The concentration on the "people" led to a certain weakness and one-sidedness in the populist ideology. Aspects of the Ukrainian cause which did not correspond to the "popular" were neglected. For instance, the medieval Rus' of the princes was largely effaced from the historical horizon; in studies of the Cossack epoch, the efforts of the Hetmans and the starshyna to create a state were deprecated, while even clearly destructive whims of the masses were condoned. Culturally, populism often led to narrow utilitarianism: it was considered less important that literature be of high quality than that it be easily understandable and have a social and educational function. One person who had a fine perception of the weakness of the populist ideology, and who protested against cultural vulgarism and the danger of mob rule, was a former member of the Cyrillo-Methodian Society, Panteleimon Kulish, historian, publicist, poet, and translator of Shakespeare. But his criticism remained fruitless, for he was unable to offer a constructive concept to oppose the populist current.

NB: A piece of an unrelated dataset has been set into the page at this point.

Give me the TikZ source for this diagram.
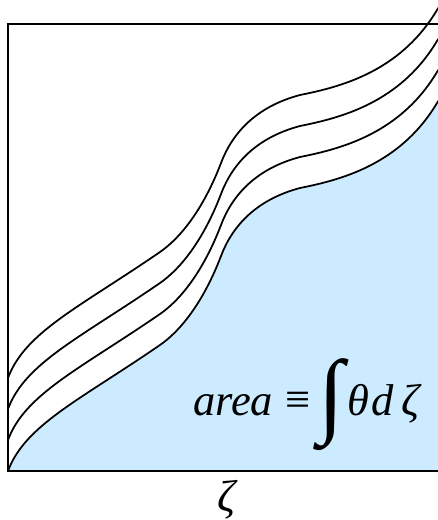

The narrowness of the social base of Ukrainian populism was the cause of its weakness in practical politics. The Ukrainian movement, or "Ukrainophilism," as it was called at that time, wished to carry its message to the masses, but in fact its influence was limited to scattered groups here and there, composed almost exclusively of representatives of the intellectual professions: teachers, students, zemstvo officials, etc. The Ukrainophiles, who were a minority even among the educated classes of Ukraine, had a very limited influence on the great social changes that were taking place in the Ukrainian lands at that time. The transition to capitalism did not produce a nationalist Ukrainian bourgeoisie; on the contrary, the development of railroads, industry, and commerce linked Ukraine more closely to the Russian Empire. In this respect there was a retrogression in comparison with previous decades, when the wealthiest and socially leading class in Left-Bank Ukraine -- the nobility -- still had a certain traditional feeling for Ukraine. But in the second half of the nineteenth century the Russification of Ukraine reached its apogee, particularly in the cities. And yet, it was at this very time that, in the darkness, the seeds of 1917 were being sown.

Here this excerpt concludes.